For Pittis ’13, ‘Rubble’ could lay groundwork for Hollywood film career

In 2018, Patrick Pittis was eager to land a job in the entertainment industry after earning a graduate degree in Writing and Producing for TV at Loyola Marymount University.  

He did. As an usher at a movie theater.

The pay was good. And between cleaning seats and trash cans, he got to watch films for free. 

In his off time, Pittis wrote movie scripts.

In spring 2019, Universal Pictures won the bidding for one of those scripts — “Rubble.” 

Pittis describes the film as a “contained thriller with a big sci-fi twist,” similar to “10 Cloverfield Lane.” Much of the action, he says, takes place in a collapsed staircase.

During his youth, the Bangor, Maine native made short films and attended theater camp with his so-called nerdy friends. The fan of Stephen King continued to write scripts in his high school film class. 

At the University of Maine, which he attended on a full scholarship, Pittis initially studied theater and secondary education. At the time, he considered a career as a high school drama teacher. 

But along the way, he became more and more interested in writing — especially about pop culture — and switched his major to communication. 

Pittis says he was encouraged to explore screenwriting and directing in the supportive atmosphere of the School of Performing Arts. After he graduated magna cum laude in 2013, Pittis and Meghan Ballard headed to the Golden State.

“I had met my wife as an undergrad,” Pittis says. “I had told her my goal was to move to California to try to be a writer. And she was naive enough to believe that I could do it.”  

Turns out she was right. 

When they arrived on the West Coast, Pittis and Ballard worked multiple jobs to save money. Pittis tended bar, delivered pizza and drove for Lyft. And he applied to graduate school.

Two years later, he was accepted at LMU, a top film school. He’d also been accepted to law school and to a Ph.D. program in communication. 

He realized if he attended law school, he’d practice as an entertainment lawyer. And if he earned a doctorate in communication, he’d be a professor who dissected TV tropes.

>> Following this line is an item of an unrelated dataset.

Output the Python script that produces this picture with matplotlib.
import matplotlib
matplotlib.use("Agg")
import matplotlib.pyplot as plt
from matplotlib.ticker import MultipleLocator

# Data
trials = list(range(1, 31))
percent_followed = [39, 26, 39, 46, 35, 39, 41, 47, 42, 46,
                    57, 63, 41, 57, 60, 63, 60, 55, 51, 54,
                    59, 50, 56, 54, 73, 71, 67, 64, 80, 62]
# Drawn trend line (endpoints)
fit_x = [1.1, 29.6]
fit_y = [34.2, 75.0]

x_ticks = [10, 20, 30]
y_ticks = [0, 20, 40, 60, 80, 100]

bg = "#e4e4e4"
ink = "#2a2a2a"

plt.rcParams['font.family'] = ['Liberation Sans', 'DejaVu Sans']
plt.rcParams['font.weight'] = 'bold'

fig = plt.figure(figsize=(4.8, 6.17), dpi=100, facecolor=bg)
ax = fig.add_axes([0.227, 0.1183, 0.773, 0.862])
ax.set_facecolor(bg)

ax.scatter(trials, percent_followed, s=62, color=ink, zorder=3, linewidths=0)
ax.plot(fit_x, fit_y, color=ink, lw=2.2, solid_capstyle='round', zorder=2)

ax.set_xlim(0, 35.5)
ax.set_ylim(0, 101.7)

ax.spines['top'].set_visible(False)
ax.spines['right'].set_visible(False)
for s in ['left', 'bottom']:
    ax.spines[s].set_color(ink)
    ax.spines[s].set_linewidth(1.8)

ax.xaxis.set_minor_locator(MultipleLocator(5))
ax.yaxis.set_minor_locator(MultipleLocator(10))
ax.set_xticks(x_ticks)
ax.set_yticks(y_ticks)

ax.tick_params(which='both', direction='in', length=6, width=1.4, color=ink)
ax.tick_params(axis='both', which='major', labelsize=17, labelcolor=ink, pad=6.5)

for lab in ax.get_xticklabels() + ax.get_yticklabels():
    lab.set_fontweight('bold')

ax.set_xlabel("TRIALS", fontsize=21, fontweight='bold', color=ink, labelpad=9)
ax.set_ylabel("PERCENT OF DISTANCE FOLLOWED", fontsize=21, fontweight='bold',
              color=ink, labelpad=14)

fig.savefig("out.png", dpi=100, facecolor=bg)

“I asked myself what I wanted to do, and it was work in the industry.”

At LMU, Pittis says it was thrilling to use state-of-the-art film equipment and collaborate with others who also were developing their writing voices. When he and friends formed a small student production company, they got hands-on experience — from designing set lighting to securing location permits.

Today, Pittis works an accounting clerk at The Intellectual Property Corporation, an Emmy Award-winning television production company. He says learning about the business side of entertainment has been valuable and eye-opening.

During the two-hour, one-way commute to work in Van Nuys, he brainstorms.

Pittis tries to imagine a cool concept or a cool character and a world in which they can exist. He figures out the story he wants to tell, where the emotional beats of the story are, then builds out each scene. 

When he writes, Pittis sits on the couch, cranks ’80s synth music, and types until his hands are cramped. He calls his initial script the vomit draft. By the third or fourth rewrite, he’s ready to share it.

He shows it first to Meghan — who majored in Parks, Recreation and Tourism at UMaine. “Her initial reactions are always spot on,” Pittis says.

Then he shows it to others, including his brother, who’s a librarian.

Right out of grad school, Pittis’ screenplay “Foxhole” got optioned by an independent producer in Hollywood. The logline: A supernatural creature plagues two soldiers in a foxhole in France during World War II. 

The independent producer hooked him up with a management company. And a short time later, the managers showed his “Rubble” script to agents. After some tweaks, including to the ending, Universal bought the rights. 

“What happened to me is ridiculously crazy. I was very lucky every step of the way,” says Pittis. “It’s important to not be discouraged if you don’t have immediate success.”

Rejections don’t dissuade Pittis, anyway.  

“If I don’t have something to be writing, it’s like a bug in my brain. I need to have something that I’m working on,” he says.  “A good screenwriter is somebody who has to write. The people that can really push past all of the denials and rejections are the people that live and breathe writing.”

Pittis admires entertainers who persevere. 

“One of my favorite actors is Alan Rickman. He didn’t have his first feature film until he was 41,” Pittis says. 

“It’s not really about when things happen to you. You should never be comparing yourself to other people’s journeys. You should always just be focused on what you’re doing and trying to do your own job as best as you possibly can.”